Voters, too, are increasingly sceptical of the net zero agenda and the impact it’s likely to have on their lives. Polling published last week by Lord Ashcroft showed 62 per cent of those surveyed believed net zero would lead to higher household bills. Asked if achieving net zero is worth it, despite the cost, just over a quarter (28 per cent) said yes. That figure fell to 15 per cent for Tory voters and just five per cent for those who backed Reform in 2024.
Unsurprisingly for someone who has spent much of his life studying climate change, Skea has a good idea of what inaction would look like.
“In the 1.5C to 2C [warming scenario] we’re seeing a difference in things like wildfire damage, the intensity of extreme events, and we would certainly be losing all the warm water corals. By the time you get to 3C, you’re starting to look at impacts on agricultural systems and food productivity. The other thing is the loss of Arctic sea ice. At 2C, we could see an ice-free Arctic every decade instead of every century which has big implications for sea routes…”

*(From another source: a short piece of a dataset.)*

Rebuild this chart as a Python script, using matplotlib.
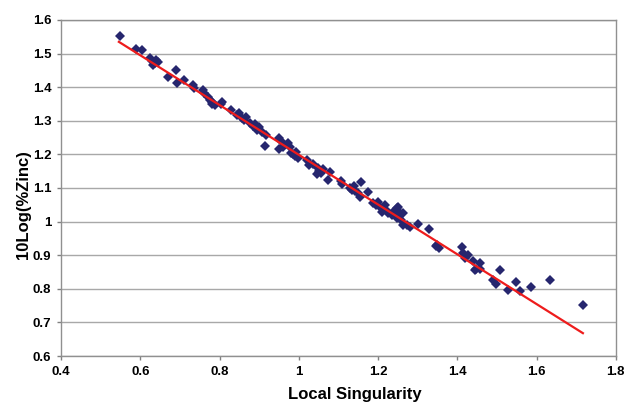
import matplotlib
matplotlib.use('Agg')
from matplotlib import pyplot as plt
import numpy as np

# local singularity vs 10*log(% zinc) for each sample
singularity = [
  0.549, 0.588, 0.604, 0.624, 0.630, 0.636, 0.640, 0.645, 0.633,
  0.671, 0.690, 0.692, 0.710, 0.733, 0.736, 0.758, 0.762,
  0.770, 0.776, 0.782, 0.788, 0.780, 0.806, 0.803,
  0.828, 0.843, 0.850, 0.856, 0.862, 0.866,
  0.878, 0.884, 0.890, 0.895, 0.900, 0.906,
  0.917, 0.915, 0.950, 0.955, 0.973, 0.978, 0.951, 0.960,
  0.980, 0.985, 0.990, 0.998, 0.994,
  1.020, 1.025, 1.035, 1.048, 1.052, 1.056, 1.060, 1.045,
  1.078, 1.073, 1.106, 1.110, 1.130, 1.135, 1.142, 1.150, 1.155, 1.158, 1.174, 1.140,
  1.188, 1.196, 1.200, 1.205, 1.209, 1.213, 1.217, 1.221, 1.226, 1.234,
  1.238, 1.247, 1.251, 1.255, 1.247, 1.259, 1.263, 1.263, 1.272, 1.280,
  1.301, 1.328, 1.346, 1.354, 1.350,
  1.411, 1.415, 1.419, 1.427, 1.440, 1.457, 1.448, 1.444, 1.457,
  1.509, 1.490, 1.498, 1.528, 1.548, 1.558, 1.586, 1.635, 1.717,
]
zinc_log = [
  1.553, 1.514, 1.511, 1.488, 1.478, 1.472, 1.482, 1.476, 1.466,
  1.429, 1.451, 1.412, 1.421, 1.408, 1.398, 1.392, 1.382,
  1.372, 1.363, 1.356, 1.348, 1.350, 1.357, 1.350,
  1.332, 1.316, 1.322, 1.308, 1.303, 1.310,
  1.293, 1.285, 1.290, 1.272, 1.282, 1.268,
  1.258, 1.225, 1.250, 1.240, 1.234, 1.222, 1.215, 1.222,
  1.205, 1.200, 1.196, 1.190, 1.208,
  1.183, 1.168, 1.172, 1.160, 1.150, 1.145, 1.158, 1.142,
  1.149, 1.124, 1.122, 1.112, 1.100, 1.095, 1.090, 1.085, 1.073, 1.119, 1.089, 1.105,
  1.054, 1.049, 1.059, 1.044, 1.029, 1.040, 1.049, 1.035, 1.025, 1.020,
  1.030, 1.040, 1.044, 1.025, 1.010, 1.005, 1.025, 0.990, 0.990, 0.985,
  0.992, 0.978, 0.927, 0.922, 0.930,
  0.925, 0.906, 0.891, 0.901, 0.883, 0.876, 0.860, 0.856, 0.858,
  0.855, 0.826, 0.815, 0.795, 0.820, 0.793, 0.805, 0.825, 0.752,
]

# linear trend line endpoints
trend_x = [0.546, 1.717]
trend_y = [1.535, 0.668]


def main():
  plt.rcParams['font.family'] = ['Liberation Sans', 'DejaVu Sans']
  fig = plt.figure(figsize=(6.29, 4.03), dpi=100)
  ax = fig.add_axes([0.097, 0.1166, 0.882, 0.8338])

  ax.grid(True, axis='y', color='#a8a8a8', linewidth=1.0)
  ax.set_axisbelow(True)

  ax.plot(singularity, zinc_log, 'D', color='#26266e', markersize=4.6,
          markeredgewidth=0, zorder=3)
  ax.plot(trend_x, trend_y, '-', color='#ee1c1c', linewidth=1.6, zorder=4)

  ax.set_xlim(0.4, 1.8)
  ax.set_ylim(0.6, 1.6)
  ax.set_xticks(np.arange(0.4, 1.81, 0.2))
  ax.set_yticks(np.arange(0.6, 1.61, 0.1))
  ax.set_xticklabels(['0.4', '0.6', '0.8', '1', '1.2', '1.4', '1.6', '1.8'])
  ax.set_yticklabels(['0.6', '0.7', '0.8', '0.9', '1', '1.1', '1.2',
                      '1.3', '1.4', '1.5', '1.6'])
  ax.tick_params(direction='out', length=3, width=1, color='#808080',
                 labelsize=9.5, pad=4)
  for lbl in ax.get_xticklabels() + ax.get_yticklabels():
    lbl.set_fontweight('bold')

  for side in ['left', 'bottom', 'right', 'top']:
    ax.spines[side].set_color('#909090')
    ax.spines[side].set_linewidth(1.0)

  # axis titles sit where the spreadsheet put them, the y one over the ticks
  ax.set_xlabel('Local Singularity', fontsize=12, fontweight='bold')
  ax.xaxis.set_label_coords(0.53, -0.092)
  ax.set_ylabel('10Log(%Zinc)', fontsize=12, fontweight='bold', va='center')
  ax.yaxis.set_label_coords(-0.068, 0.452)

  fig.savefig('out.png', dpi=100)


if __name__ == '__main__':
  main()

Skea says we already have the “tools” at our disposal to meet the challenge – we just need to “get on with it”.
“In the last [IPCC] report we identified things that could be done in the here and now that would pay for themselves. For example, renewable energy stands at the forefront – it’s the first thing to be getting on with,” he says.
“But we can’t do it all through technical fixes. It is going to involve issues around lifestyle choices, consumption patterns as well. As someone who cycles across central London to get to the office… a lower carbon lifestyle doesn’t have to be a worse lifestyle. You can have a high quality of life while having a low carbon footprint.”
Always the scientist and all about the data, Skea says he has “no idea” whether the world will be on track to meet its climate commitments by the end of the decade, although he must at least have an inkling. By then, the IPCC will have published its next major report, and our changing planet could look quite different – both environmentally and politically.